Find the word "using" in the data. Return every line where it appears.

Supplied records —
########################################
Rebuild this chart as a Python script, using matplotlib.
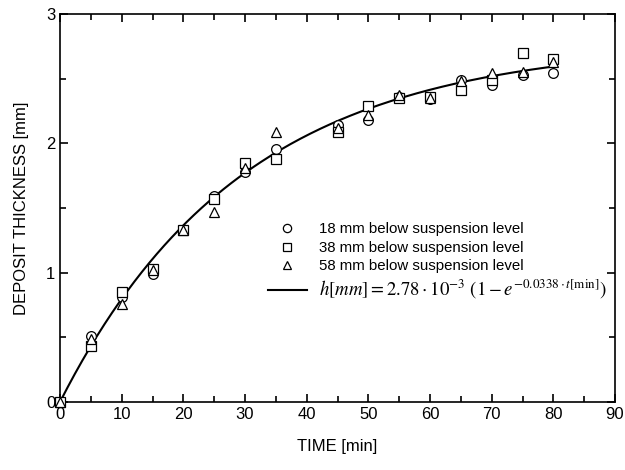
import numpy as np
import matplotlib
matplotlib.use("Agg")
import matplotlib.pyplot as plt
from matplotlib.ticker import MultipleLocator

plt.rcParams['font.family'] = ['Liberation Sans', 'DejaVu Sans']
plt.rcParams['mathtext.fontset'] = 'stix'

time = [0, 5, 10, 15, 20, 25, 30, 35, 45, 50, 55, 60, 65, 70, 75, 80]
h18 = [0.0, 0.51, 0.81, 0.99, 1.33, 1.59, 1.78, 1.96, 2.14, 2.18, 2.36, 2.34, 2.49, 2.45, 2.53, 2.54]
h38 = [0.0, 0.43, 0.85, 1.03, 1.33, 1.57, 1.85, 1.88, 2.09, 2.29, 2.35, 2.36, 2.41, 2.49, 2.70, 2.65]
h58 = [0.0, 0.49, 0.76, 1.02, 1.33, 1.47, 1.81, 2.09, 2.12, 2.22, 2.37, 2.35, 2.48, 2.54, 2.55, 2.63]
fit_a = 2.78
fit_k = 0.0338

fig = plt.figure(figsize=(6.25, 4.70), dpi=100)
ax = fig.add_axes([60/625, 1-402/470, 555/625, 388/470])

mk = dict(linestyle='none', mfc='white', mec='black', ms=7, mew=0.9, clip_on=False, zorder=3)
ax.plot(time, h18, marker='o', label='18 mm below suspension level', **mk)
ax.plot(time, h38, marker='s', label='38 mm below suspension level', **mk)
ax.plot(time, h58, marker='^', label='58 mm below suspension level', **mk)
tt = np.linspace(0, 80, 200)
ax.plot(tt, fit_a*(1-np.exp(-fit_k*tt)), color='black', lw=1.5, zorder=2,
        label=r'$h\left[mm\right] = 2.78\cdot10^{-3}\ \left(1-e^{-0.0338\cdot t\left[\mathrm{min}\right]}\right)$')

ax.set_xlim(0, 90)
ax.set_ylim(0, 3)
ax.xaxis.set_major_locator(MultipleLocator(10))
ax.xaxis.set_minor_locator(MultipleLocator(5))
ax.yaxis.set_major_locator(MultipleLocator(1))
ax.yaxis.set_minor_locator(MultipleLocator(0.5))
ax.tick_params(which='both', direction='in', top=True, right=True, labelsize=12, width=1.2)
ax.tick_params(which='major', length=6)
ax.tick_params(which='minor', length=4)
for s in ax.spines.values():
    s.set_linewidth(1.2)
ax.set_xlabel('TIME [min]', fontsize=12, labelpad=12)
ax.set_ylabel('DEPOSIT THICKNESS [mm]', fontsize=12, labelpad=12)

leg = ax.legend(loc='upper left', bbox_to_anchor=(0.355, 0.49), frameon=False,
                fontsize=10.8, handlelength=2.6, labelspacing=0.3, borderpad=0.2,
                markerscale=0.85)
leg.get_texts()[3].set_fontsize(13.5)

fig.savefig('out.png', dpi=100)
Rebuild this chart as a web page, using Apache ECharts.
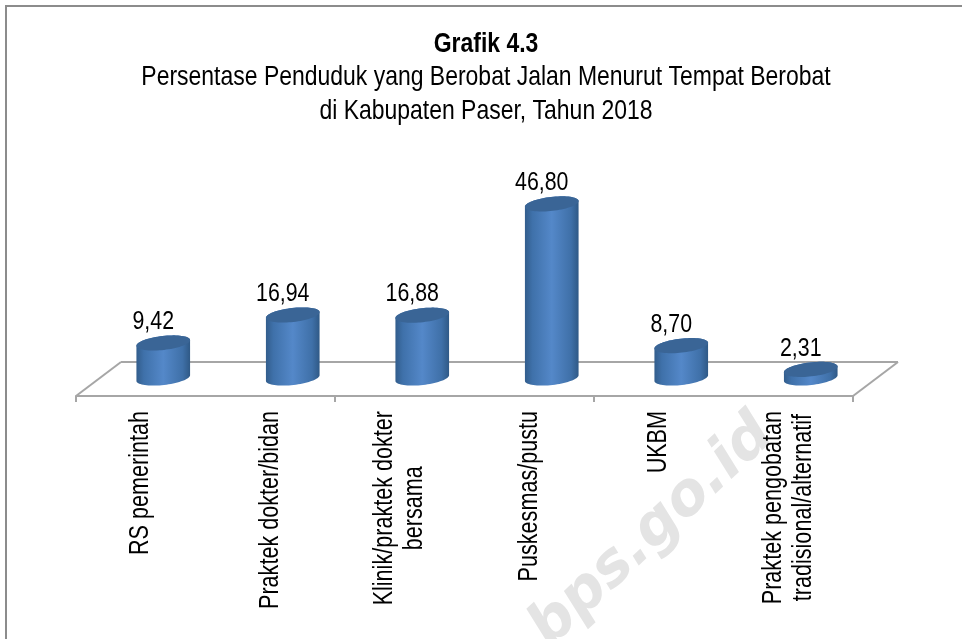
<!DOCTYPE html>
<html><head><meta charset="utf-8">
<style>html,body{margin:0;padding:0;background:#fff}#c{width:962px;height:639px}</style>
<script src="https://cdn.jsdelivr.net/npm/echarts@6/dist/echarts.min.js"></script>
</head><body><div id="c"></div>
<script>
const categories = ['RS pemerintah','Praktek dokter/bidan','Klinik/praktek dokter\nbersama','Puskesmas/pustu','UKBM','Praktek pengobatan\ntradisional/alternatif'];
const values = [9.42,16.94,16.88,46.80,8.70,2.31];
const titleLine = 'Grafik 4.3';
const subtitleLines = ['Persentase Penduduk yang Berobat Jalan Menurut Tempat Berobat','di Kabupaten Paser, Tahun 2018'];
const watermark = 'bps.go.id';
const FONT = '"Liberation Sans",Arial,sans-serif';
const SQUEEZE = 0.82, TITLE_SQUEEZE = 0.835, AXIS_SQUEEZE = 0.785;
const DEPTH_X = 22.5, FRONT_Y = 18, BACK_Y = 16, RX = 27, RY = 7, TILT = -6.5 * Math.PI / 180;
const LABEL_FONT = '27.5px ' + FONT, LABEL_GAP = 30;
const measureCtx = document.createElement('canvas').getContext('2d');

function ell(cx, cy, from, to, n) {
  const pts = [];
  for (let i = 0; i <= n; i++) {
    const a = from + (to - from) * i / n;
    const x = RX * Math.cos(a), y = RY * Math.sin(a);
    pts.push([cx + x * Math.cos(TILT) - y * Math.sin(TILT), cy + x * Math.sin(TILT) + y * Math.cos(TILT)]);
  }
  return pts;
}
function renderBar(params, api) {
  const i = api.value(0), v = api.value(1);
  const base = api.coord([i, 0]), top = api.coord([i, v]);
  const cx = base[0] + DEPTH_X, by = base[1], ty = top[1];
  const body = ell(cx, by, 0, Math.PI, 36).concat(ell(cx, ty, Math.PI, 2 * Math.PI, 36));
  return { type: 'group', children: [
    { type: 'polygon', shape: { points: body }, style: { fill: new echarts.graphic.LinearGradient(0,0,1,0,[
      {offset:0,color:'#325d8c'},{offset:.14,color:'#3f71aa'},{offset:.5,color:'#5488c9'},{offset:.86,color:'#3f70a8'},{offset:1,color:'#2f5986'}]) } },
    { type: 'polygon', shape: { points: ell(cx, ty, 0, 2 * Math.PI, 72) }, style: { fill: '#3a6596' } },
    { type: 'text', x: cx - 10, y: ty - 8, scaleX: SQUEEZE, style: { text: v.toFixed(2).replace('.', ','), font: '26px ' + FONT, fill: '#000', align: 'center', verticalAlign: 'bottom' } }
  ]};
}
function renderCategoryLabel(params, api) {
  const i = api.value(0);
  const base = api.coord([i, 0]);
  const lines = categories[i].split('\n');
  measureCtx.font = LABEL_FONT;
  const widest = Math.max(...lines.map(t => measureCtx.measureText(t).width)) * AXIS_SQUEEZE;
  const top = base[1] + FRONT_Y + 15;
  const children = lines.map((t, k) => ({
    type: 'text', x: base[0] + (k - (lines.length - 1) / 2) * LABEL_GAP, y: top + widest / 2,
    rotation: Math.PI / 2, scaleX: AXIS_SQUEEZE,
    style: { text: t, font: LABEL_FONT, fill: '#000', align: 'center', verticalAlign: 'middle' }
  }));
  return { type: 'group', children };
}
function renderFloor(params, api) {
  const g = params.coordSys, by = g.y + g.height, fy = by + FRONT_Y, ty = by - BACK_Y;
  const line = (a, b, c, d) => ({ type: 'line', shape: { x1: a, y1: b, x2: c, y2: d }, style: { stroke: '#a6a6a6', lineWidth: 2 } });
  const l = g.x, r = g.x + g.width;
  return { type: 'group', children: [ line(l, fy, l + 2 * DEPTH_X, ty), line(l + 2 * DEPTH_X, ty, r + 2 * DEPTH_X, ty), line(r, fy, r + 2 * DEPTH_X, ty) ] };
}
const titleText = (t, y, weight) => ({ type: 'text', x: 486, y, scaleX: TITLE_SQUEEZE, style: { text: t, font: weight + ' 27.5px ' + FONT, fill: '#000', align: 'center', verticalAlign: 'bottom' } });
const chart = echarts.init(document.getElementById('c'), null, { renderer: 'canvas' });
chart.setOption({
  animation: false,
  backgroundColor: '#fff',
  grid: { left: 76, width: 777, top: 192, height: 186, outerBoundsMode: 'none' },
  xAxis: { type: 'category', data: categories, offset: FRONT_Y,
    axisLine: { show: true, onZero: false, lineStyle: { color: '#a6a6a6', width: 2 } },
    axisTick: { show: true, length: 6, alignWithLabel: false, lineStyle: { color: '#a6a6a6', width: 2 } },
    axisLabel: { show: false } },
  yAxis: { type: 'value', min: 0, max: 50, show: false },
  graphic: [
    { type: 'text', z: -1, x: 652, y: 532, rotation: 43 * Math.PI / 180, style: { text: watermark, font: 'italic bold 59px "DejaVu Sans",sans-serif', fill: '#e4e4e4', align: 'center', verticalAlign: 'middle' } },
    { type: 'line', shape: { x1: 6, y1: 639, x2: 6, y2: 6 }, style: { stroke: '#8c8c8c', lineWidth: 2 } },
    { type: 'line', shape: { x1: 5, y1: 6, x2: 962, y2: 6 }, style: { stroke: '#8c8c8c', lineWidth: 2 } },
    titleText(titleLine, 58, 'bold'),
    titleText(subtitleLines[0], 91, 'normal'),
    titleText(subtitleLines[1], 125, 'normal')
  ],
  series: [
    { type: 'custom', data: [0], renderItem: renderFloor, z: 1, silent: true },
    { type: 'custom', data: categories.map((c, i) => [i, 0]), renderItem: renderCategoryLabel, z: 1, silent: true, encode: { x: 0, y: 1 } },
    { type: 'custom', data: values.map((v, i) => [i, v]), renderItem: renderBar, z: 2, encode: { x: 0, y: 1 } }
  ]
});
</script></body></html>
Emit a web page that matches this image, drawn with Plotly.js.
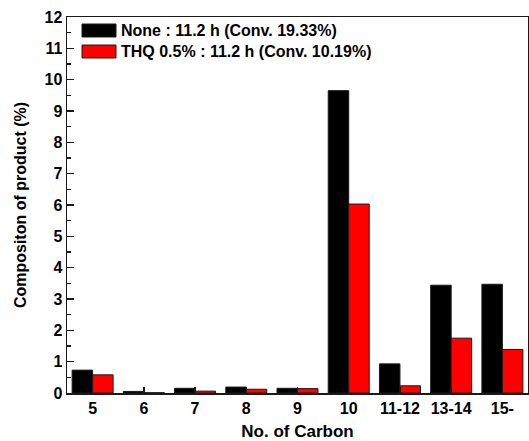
########################################
Solved problem —
Rebuild this chart as a Python script, using matplotlib.
Rebuild this chart as a web page, using Apache ECharts.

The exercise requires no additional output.